A 2023 Guardian / Source Material / Die Zeit investigation found that 90% of forestry-based credits from one of the world's largest registries did not represent genuine emission reductions. The reaction has been swift: Verra revised its forestry methodology, the Integrity Council for the Voluntary Carbon Market (ICVCM) published Core Carbon Principles, and corporate buyers have shifted toward removal credits (which physically take carbon out of the atmosphere) over avoidance credits (which prevent emissions that would otherwise have happened).

Where Africa fits

Africa hosts substantial high-integrity offset potential: reforestation, soil carbon sequestration, mangrove restoration, biochar, direct air capture pilots, and clean cookstoves. The African Carbon Markets Initiative (ACMI), launched at COP27 with Kenya playing a lead role, targets growth from ~$0.2bn in 2022 to $6bn by 2030 in African-sourced credits, with revenue flowing to project communities.

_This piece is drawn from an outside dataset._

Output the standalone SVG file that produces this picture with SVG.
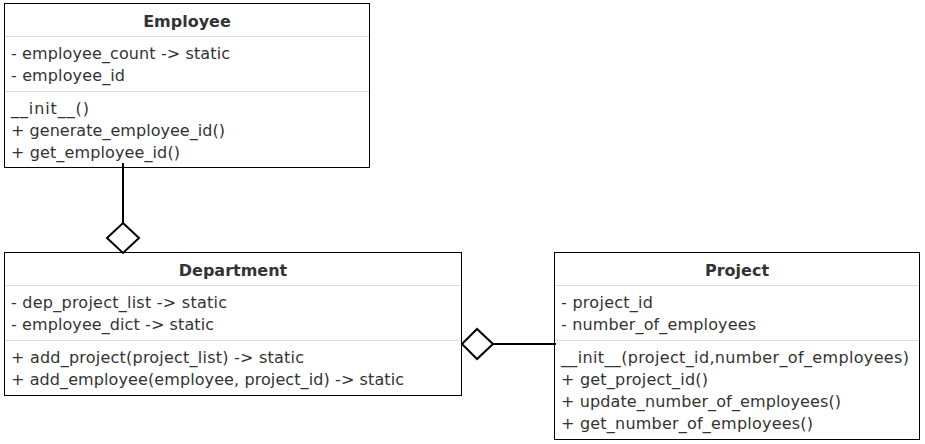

Kenya passed the Climate Change (Amendment) Act in 2023 to formalise carbon-credit trading, with revenue-sharing requirements that aim to send at least 25% of carbon-project revenue to local communities. Whether the framework will produce credits buyers trust — and whether the revenue distribution will hold up under scale — is the open question of the next 3-5 years.

Exercise

Pick a corporate net-zero commitment from a major company. Read their disclosure on how they use carbon credits. Are they buying compliance allowances, voluntary credits, or both? Are they distinguishing between removal and avoidance credits? How does their volume compare to their stated emissions, and what does that say about their actual decarbonisation strategy?

Key takeaways

  • Compliance markets are regulated, mandatory, and now mature. EU ETS is the model.
  • Voluntary markets are smaller, optional, and going through a quality reckoning.
  • Africa — especially Kenya — is positioning to be a major supplier of high-integrity removal credits.